J’aime beaucoup l’idée d’être le fils de tous ceux qui en savent plus que moi et qui me confient honnêtement un peu de leur savoir. J’aime aussi l’idée d’être une sorte de père pour ceux à qui je peux transmettre. Ce n’est pas une question d’ascendance ou d’âge, mais de mentalité. Sur un chemin perdu de montagne, si vous croisez un inconnu qui vient de là où vous vous rendez, peut-être ne vous dira-t-il rien et vous laissera-t-il vous débrouiller. Un autre vous préviendra que plus loin, des loups guettent, qu’il faut se méfier d’un nid de guêpes, d’un gouffre — ou d’un vendeur de cuisines qui fait des promos trop belles pour être vraies. Toujours partager ce que l’on apprend, sans ego. La vie est bien plus intéressante ainsi. Je ne sais pas pour vous mais moi, j’ai souvent l’impression d’être perdu sur le chemin. Suivant le moment, nous sommes tous cet ignorant qui regarde ceux qui savent en espérant qu’ils nous révéleront le moyen de survivre. Et nous avons tous des petits que nous pouvons aider, qu’ils soient de notre sang ou pas. Parfois, les anciens sont novices et ce sont les petits nouveaux qui peuvent nous en remontrer. Tellement de combinaisons possibles, tellement de vies différentes. Pourquoi exister si on ne se raconte rien ? J’accepte très mal l’idée que ce que nous apprenons d’essentiel ne serve qu’une fois et meure avec nous. Quelqu’un possède forcément les réponses aux questions que vous vous posez. Trouvez-le.
Je souhaite donc dédier ce livre à toutes celles et tous ceux qui s’inquiètent pour ceux qu’ils aiment. Je m’incline devant ceux qui, pour être à la hauteur, oublient leur fatigue, leurs intérêts et leurs limites, quitte à faire n’importe quoi mais toujours par affection.
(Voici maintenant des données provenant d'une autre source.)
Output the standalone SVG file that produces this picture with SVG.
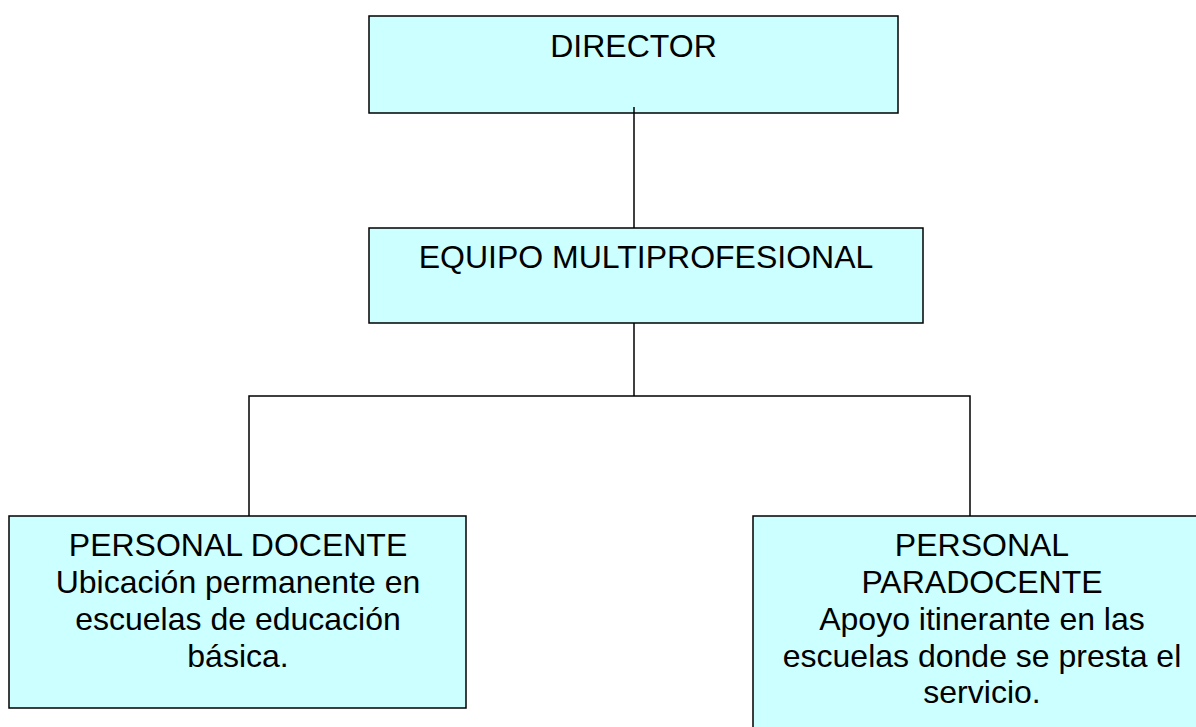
<svg xmlns="http://www.w3.org/2000/svg" width="1196" height="727" viewBox="0 0 1196 727">
<style>
.box{fill:#CCFFFF;stroke:#000;stroke-width:1.5}
.lbl{font-family:"Liberation Sans",Arial,sans-serif;font-size:32px;fill:#000;text-anchor:middle}
.conn{fill:none;stroke:#000;stroke-width:1.5}
</style>
<rect width="1196" height="727" fill="#fff"/>
<g id="connectors">
<line class="conn" x1="634" y1="107" x2="634" y2="228"/>
<line class="conn" x1="634" y1="323" x2="634" y2="396"/>
<polyline class="conn" points="249,516 249,396 970,396 970,516"/>
</g>
<g id="director">
<rect class="box" x="369" y="16" width="529" height="97"/>
<line class="conn" x1="634" y1="107" x2="634" y2="113"/>
<text class="lbl" x="633.5" y="57">DIRECTOR</text>
</g>
<g id="equipo">
<rect class="box" x="369" y="228" width="554" height="95"/>
<text class="lbl" x="646" y="268">EQUIPO MULTIPROFESIONAL</text>
</g>
<g id="docente">
<rect class="box" x="9" y="516" width="457" height="192"/>
<text class="lbl" x="238" y="556">PERSONAL DOCENTE</text>
<text class="lbl" x="238" y="593">Ubicación permanente en</text>
<text class="lbl" x="238" y="630">escuelas de educación</text>
<text class="lbl" x="238" y="667">básica.</text>
</g>
<g id="paradocente">
<rect class="box" x="753" y="516" width="458" height="240"/>
<text class="lbl" x="982" y="556">PERSONAL</text>
<text class="lbl" x="982" y="593">PARADOCENTE</text>
<text class="lbl" x="982" y="630">Apoyo itinerante en las</text>
<text class="lbl" x="982" y="667">escuelas donde se presta el</text>
<text class="lbl" x="982" y="703">servicio.</text>
</g>
</svg>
J’essaie d’appartenir à cette digne confrérie — surtout quand il s’agit de faire n’importe quoi. Je veux dédier cette histoire à celles et ceux qui élèvent leurs enfants, au sens premier du terme, qui les amènent plus haut. Je veux aussi penser à ceux qui ont commis des erreurs, qui sont arrivés après la bataille, qui n’ont pas su ou qui ont eu peur. Il n’est jamais trop tard pour donner. Trouvez votre place, dites, faites, tentez tout. Rien ne vaut le bonheur de se retrouver.